Technical Steps and Common Mistakes

  • File a small estate affidavit with the county clerk if probate assets fall below $100,000 and 30 days have passed since death.
  • Collect certified death certificates you'll need multiple originals for banks, insurers, and county offices.
  • Inventory all assets carefully. A common mistake is assuming everything qualifies as non-probate when certain accounts lack updated beneficiary forms.
  • Don't distribute assets prematurely. Creditors have a legal window to file claims. Paying heirs before settling debts creates personal liability.
  • Don't ignore real property. West Virginia TOD deeds must be recorded properly. If they weren't executed during the owner's lifetime, the property enters probate automatically.

A frequent error is skipping the tax filing. Even non-probate estates may owe final income taxes or estate taxes at the federal level. Check whether a federal estate tax return is required before closing anything.
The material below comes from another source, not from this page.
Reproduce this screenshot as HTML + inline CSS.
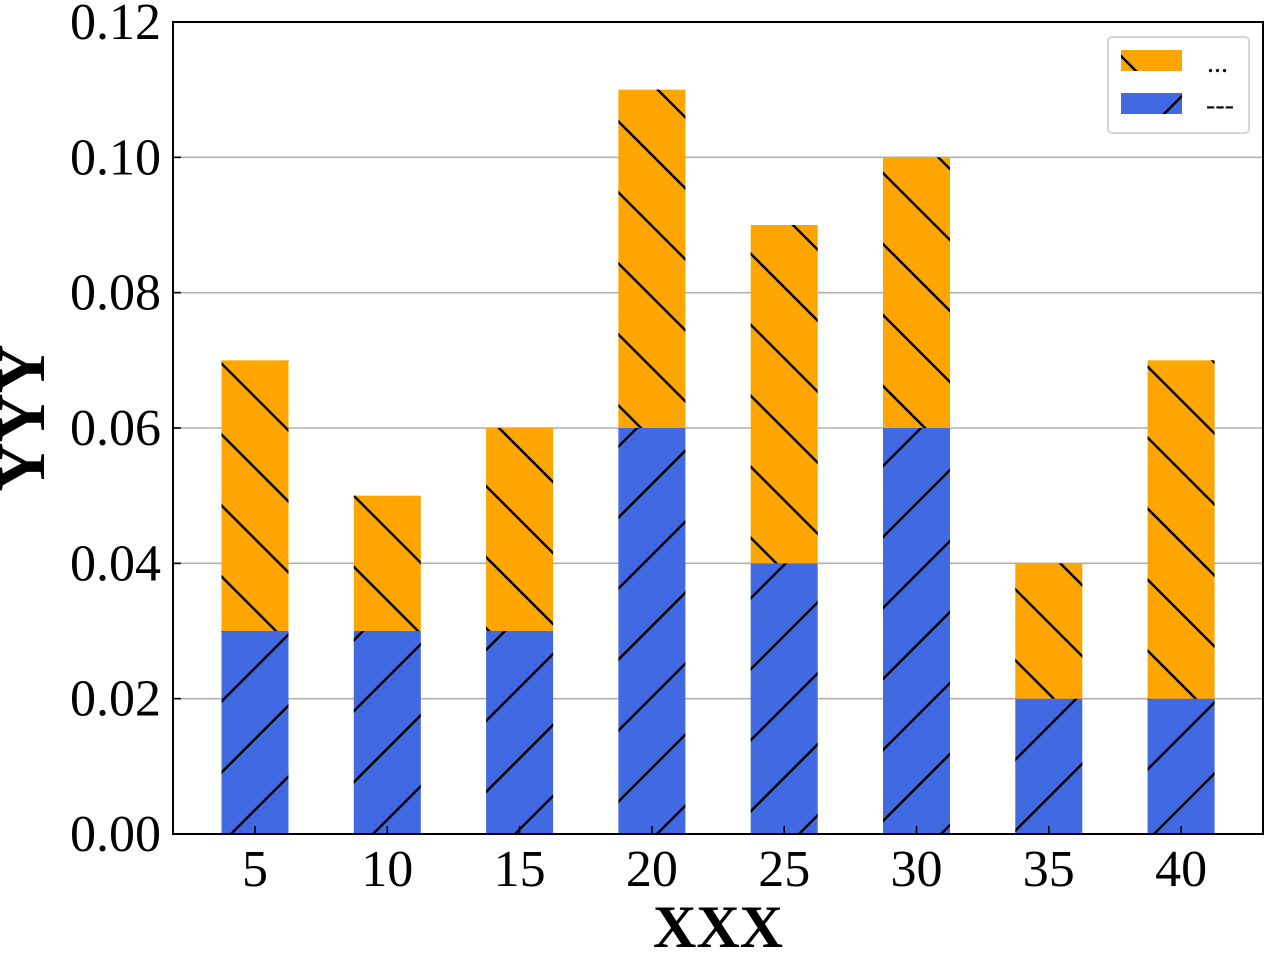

Your Quick-Reference Checklist

  1. Obtain certified death certificates (order 10–12 copies).
  2. Identify all assets and classify each as probate or non-probate.
  3. Verify every beneficiary designation is current and matches the deceased's intent.
  4. Assess total probate estate value against the $100,000 small estate threshold.
  5. Notify known creditors in writing and publish notice if required by your county.
  6. Wait the legally required period before distributing assets.
  7. File final state and federal tax returns on behalf of the deceased.
  8. Retain records of all transfers, payments, and distributions for at least three years.

Every estate carries its own complications. When assets are straightforward and planning was in place, West Virginia's framework allows families to settle matters with dignity and efficiency without stepping into a courtroom.